Teen drivers have to develop the skills to physically maneuver their cars, but they also have to feel [emotionally] safe. As a parent, if you’re in the learning role with your children, your nerves can be contagious. Your teen might interpret your stress as being reflective of what they are or aren’t doing. Be aware of your own emotional state before you enter the car. Be aware of your teen’s emotional state. How they’re responding may have nothing to do with you or what’s happening on the road. Teens and children have a highly developed antenna for their parents’ [moods], so they may interpret that as a criticism of them. You want to be in a place of non-reaction, but responding. Occupy more of a coaching mentality. Say, ‘Tell me what happened just then,’ if they roll through a stop, and elicit their analysis of what they did or didn’t do.

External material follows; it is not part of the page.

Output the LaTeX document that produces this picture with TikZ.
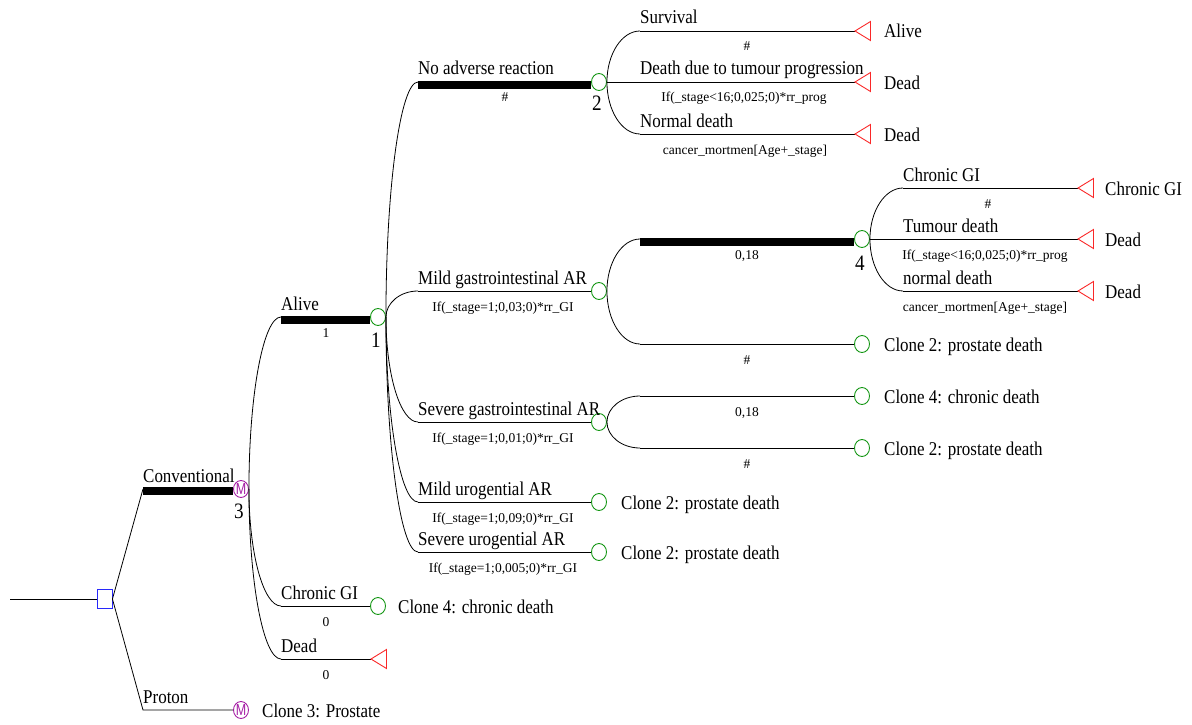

We can’t take in information if we’re in a heightened emotional state. And take a break if you’re feeling frustrated. Pull over and breathe.” —Ellie Lathrop, MSW, RSW, Toronto Counselling Centre for Teens 

Establish common ground rules

“The pandemic hit, so I knew my son wouldn’t be able to take drivers ed for a long time—so we needed to find a way for both of us to stay calm. We laid out some rules: No radio (at first), both hands on the wheel, the usual stuff. Also, if I said to stop or pull over, that had to happen with no questions asked. It was also about establishing the right mood and mindframe. If my son was angry or grumpy, or it just didn’t feel right for him, then no driving. We both promised to resist the urge to have profound conversations. The car has always been a place we could talk about stuff, but he needed to focus.” —Rochelle S., parent, Toronto

Keep your eyes on the prize

“By far, the biggest tip for parents is to remind their child to watch where they’re going. If someone gets too close to the curb, it’s because they’re looking at the curb. It seems obvious, but you should never look at what you’re scared of—even though that’s a natural human instinct. It’s okay for them to feel stressed, but worrying often means making a mistake in the car. Instead, look at where you want to be.” —Darren Riber, owner, Golan Driving School, Toronto

Get a feel for the wheel

“There’s a lot you can do to control external factors, like mapping a route that’s only right turns [at first], or practicing in the empty parking lots (the usual safe route). But inside the car, I broke everything down [and explained exactly what to expect when turning and accelerating]. I wanted to make sure my son knew what each move would feel like — not just when you step on the gas, but when you’re cruising and you’re not pressing on the gas or signalling. It helped me, too, because it’s nerve-wracking for parents. It’s not like you have a brake to slam on if something goes wrong.” —Susan S., parent, Oshawa, Ont.

Mind the jaywalkers

“A lot of people are so focused on the road and other vehicles that they tend to forget about pedestrians, who are just as important as a car or a bike. I remind my son to be aware of people crossing the street, especially when they shouldn’t be. You just don’t know who’s paying attention, and unless that person has a suit of armour on, that’s going to be a bad accident.” —Anne M., parent, Oshawa, Ont.